Chinesische Experten für Papierrestaurierung besuchen das Institut für Erhaltung
Das Institut für Erhaltung von Archiv- und Bibliotheksgut des Landesarchivs Baden-Württemberg konnte am 10. Dezember weit gereiste Gäste begrüßen. Der Präsident, der Vizepräsident und die Chefrestauratorin des Instituts für Konservierung und Restaurierung alter chinesischer Bücher der Fudan-Universität sowie eine Mitarbeiterin der Fudan-Universitätsbibliothek machten auf ihrer Deutschlandreise Station in Ludwigsburg. Die in Shanghai ansässige Fudan-Universität ist eine der renommiertesten und ältesten chinesischen Hochschulen mit fast 40.000 Studierenden. Sie besitzt zahlreiche Bücher und Handschriften aus traditionellem chinesischen Papier, das vorwiegend aus Pflanzenfasern hergestellt wurde. Zwar ist dieses Papier, ähnlich wie das europäische Hadernpapier, wesentlich langlebiger als moderne Papiere aus Holzschliff und Zellulose, doch wird auch chinesisches Papier durch intensiven Gebrauch, aggressive Tinten, falsche Lagerung, Insekten, Nagetiere usw. geschädigt.
"Chinesische Papierrestauratoren stehen vor ähnlichen Herausforderungen wie ihre europäischen Kollegen", so begründeten die vier Expertinnen und Experten aus Shanghai ihren Entschluss, nach Deutschland zu reisen, um in Ludwigsburg und Köln die deutschen Methoden und Techniken zur Restaurierung und Konservierung geschädigter Papiere exemplarisch kennenzulernen sowie in Hamburg über das alte Buch in China zu referieren. Nachdem die Restauratorinnen und Restauratoren des Ludwigsburger Instituts fast vier Stunden lang ihre Verfahren demonstriert und die zahlreichen Fragen der chinesischen Gäste beantwortet hatten, bilanzierten diese erfreut: "Der weite Weg nach Ludwigsburg hat sich gelohnt. Das Schließen von Fehlstellen durch Anfasern und das Papierspalten sind zwei sehr interessante Restaurierungstechniken. Wir werden mit dem Institut für Erhaltung in Kontakt bleiben."

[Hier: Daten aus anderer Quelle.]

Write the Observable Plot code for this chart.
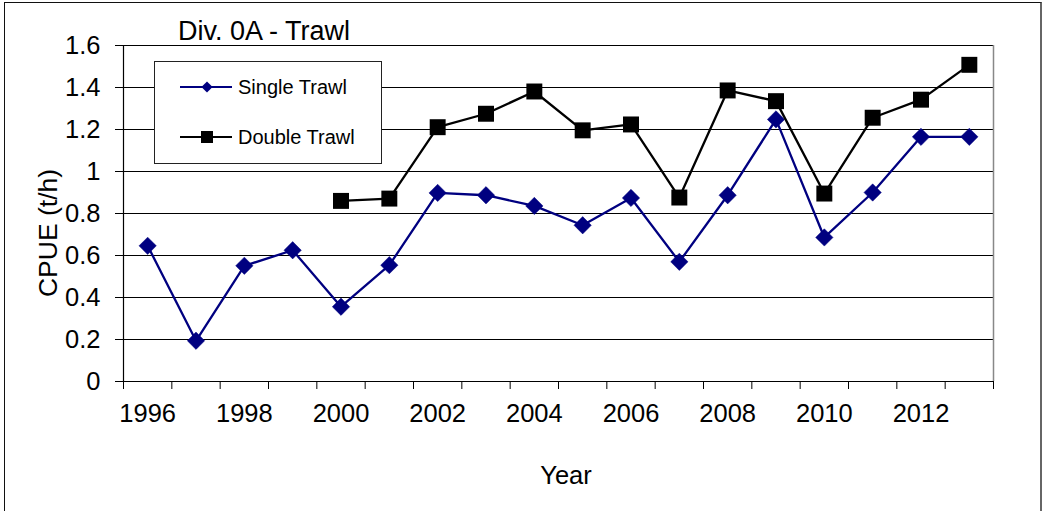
<!DOCTYPE html>
<html><head><meta charset="utf-8">
<script src="https://cdn.jsdelivr.net/npm/d3@7"></script>
<script src="https://cdn.jsdelivr.net/npm/@observablehq/plot@0.6"></script>
<style>
body{margin:0;background:#fff;font-family:"Liberation Sans",Arial,sans-serif;}
#wrap{position:relative;width:1045px;height:511px;overflow:hidden;background:#fff;}
#chart svg{display:block;}
#over{position:absolute;left:0;top:0;pointer-events:none;}
#frame{position:absolute;left:4px;top:2px;width:1038px;height:530px;border:1.5px solid #111;border-right:2px solid #666;box-sizing:border-box;pointer-events:none;}
</style>
</head><body>
<div id="wrap"><div id="chart"></div><div id="frame"></div></div>
<script>
const years = [1996,1997,1998,1999,2000,2001,2002,2003,2004,2005,2006,2007,2008,2009,2010,2011,2012,2013];
const singleTrawl = [0.646,0.194,0.551,0.625,0.356,0.554,0.898,0.887,0.836,0.744,0.874,0.570,0.887,1.248,0.686,0.900,1.165,1.165];
const doubleYears = [2000,2001,2002,2003,2004,2005,2006,2007,2008,2009,2010,2011,2012,2013];
const doubleTrawl = [0.860,0.871,1.211,1.275,1.381,1.196,1.224,0.876,1.386,1.335,0.895,1.256,1.342,1.508];
const yTicks = [0,0.2,0.4,0.6,0.8,1,1.2,1.4,1.6];
const xLabelYears = [1996,1998,2000,2002,2004,2006,2008,2010,2012];
const seriesNames = ["Single Trawl","Double Trawl"];
const titleText = "Div. 0A - Trawl";
const xTitle = "Year";
const yTitle = "CPUE (t/h)";

const single = years.map((y,i)=>({year:y, v:singleTrawl[i]}));
const dbl = doubleYears.map((y,i)=>({year:y, v:doubleTrawl[i]}));
const boundaries = [...years.map(y=>y-0.5), years[years.length-1]+0.5];

const navy = "#000080";
const fs = 25.5;

const plot = Plot.plot({
  width:1045, height:511,
  marginLeft:123, marginRight:52, marginTop:45, marginBottom:130,
  style:{fontFamily:'"Liberation Sans", Arial, sans-serif', background:"transparent", overflow:"visible"},
  x:{domain:[boundaries[0], boundaries[boundaries.length-1]]},
  y:{domain:[0,1.6]},
  marks:[
    Plot.gridY(yTicks,{stroke:"#000", strokeOpacity:1, strokeWidth:1}),
    Plot.axisY(yTicks,{tickSize:8, tickPadding:15, tickFormat:d=>String(+d.toFixed(1)), fontSize:fs, label:null, stroke:"#000"}),
    Plot.axisX(boundaries,{tickSize:8, tickFormat:()=>"", label:null, stroke:"#000"}),
    Plot.axisX(xLabelYears,{tickSize:0, tickPadding:22, tickFormat:d=>String(d), fontSize:fs, label:null}),
    Plot.ruleX([boundaries[0]],{stroke:"#000", strokeWidth:1.2}),
    Plot.ruleX([boundaries[boundaries.length-1]],{stroke:"#888", strokeWidth:1.5}),
    Plot.ruleY([0],{stroke:"#000", strokeWidth:1.2}),
    Plot.line(single,{x:"year", y:"v", stroke:navy, strokeWidth:2.3}),
    Plot.dot(single,{x:"year", y:"v", symbol:d3.symbolDiamond2, r:7.8, fill:navy, stroke:navy, strokeWidth:0.5}),
    Plot.line(dbl,{x:"year", y:"v", stroke:"#000", strokeWidth:2.3}),
    Plot.dot(dbl,{x:"year", y:"v", symbol:"square", r:9, fill:"#000", stroke:"none"})
  ]
});
document.getElementById("chart").appendChild(plot);

// overlay: title, axis titles, legend
const svg = d3.select("#wrap").append("svg").attr("id","over").attr("width",1045).attr("height",511)
  .style("font-family",'"Liberation Sans", Arial, sans-serif');
svg.append("text").attr("x",178).attr("y",40).attr("font-size",27).text(titleText);
svg.append("text").attr("x",566).attr("y",484).attr("font-size",25.5).attr("text-anchor","middle").text(xTitle);
svg.append("text").attr("transform","translate(57,233) rotate(-90)").attr("font-size",26.5).attr("text-anchor","middle").text(yTitle);
const lg = svg.append("g");
lg.append("rect").attr("x",154.5).attr("y",61.5).attr("width",227).attr("height",102).attr("fill","#fff").attr("stroke","#222").attr("stroke-width",1);
// single
lg.append("line").attr("x1",180).attr("x2",232).attr("y1",87).attr("y2",87).attr("stroke",navy).attr("stroke-width",2);
lg.append("path").attr("d",d3.symbol(d3.symbolDiamond2, 80)()).attr("transform","translate(207,87)").attr("fill",navy);
lg.append("text").attr("x",238).attr("y",94).attr("font-size",20).text(seriesNames[0]);
// double
lg.append("line").attr("x1",180).attr("x2",232).attr("y1",137).attr("y2",137).attr("stroke","#000").attr("stroke-width",2);
lg.append("rect").attr("x",201).attr("y",131).attr("width",12).attr("height",12).attr("fill","#000");
lg.append("text").attr("x",238).attr("y",144).attr("font-size",20).text(seriesNames[1]);
</script>
</body></html>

Das in der heutigen Form seit 1995 bestehende Institut für Erhaltung von Archiv- und Bibliotheksgut ist dem Landesarchiv Baden-Württemberg angegliedert, arbeitet aber im Rahmen des Landesrestaurierungsprogramms auch für die beiden Landesbibliotheken sowie für die Bibliotheken und Archive der neun Landesuniversitäten. Es praktiziert als eine von wenigen Werkstätten weltweit das sogenannte Papierspalten, eine Methode zur Stabilisierung strukturell stark beschädigter Dokumente. Dabei wird ein Papierblatt zunächst von beiden Seiten temporär mit einem Trägermaterial und flüssigem Gelatineklebstoff beschichtet. Nach einer Quell- und Gelbildungszeit können die Träger auseinandergezogen werden, wobei an jedem Träger die Hälfte des Originalblatts kleben bleibt – es wird in der Mitte aufgespalten. In diese „Mitte“ wird ein neues transparentes, aber festes Papier als Stützkern eingeklebt. Anschließend wird das Sandwich geschlossen, und die Träger werden mithilfe von Enzymen wieder abgelöst. Übrig bleibt ein „von innen“ gefestigtes Papier, dem man die Behandlung nicht ohne weiteres ansieht.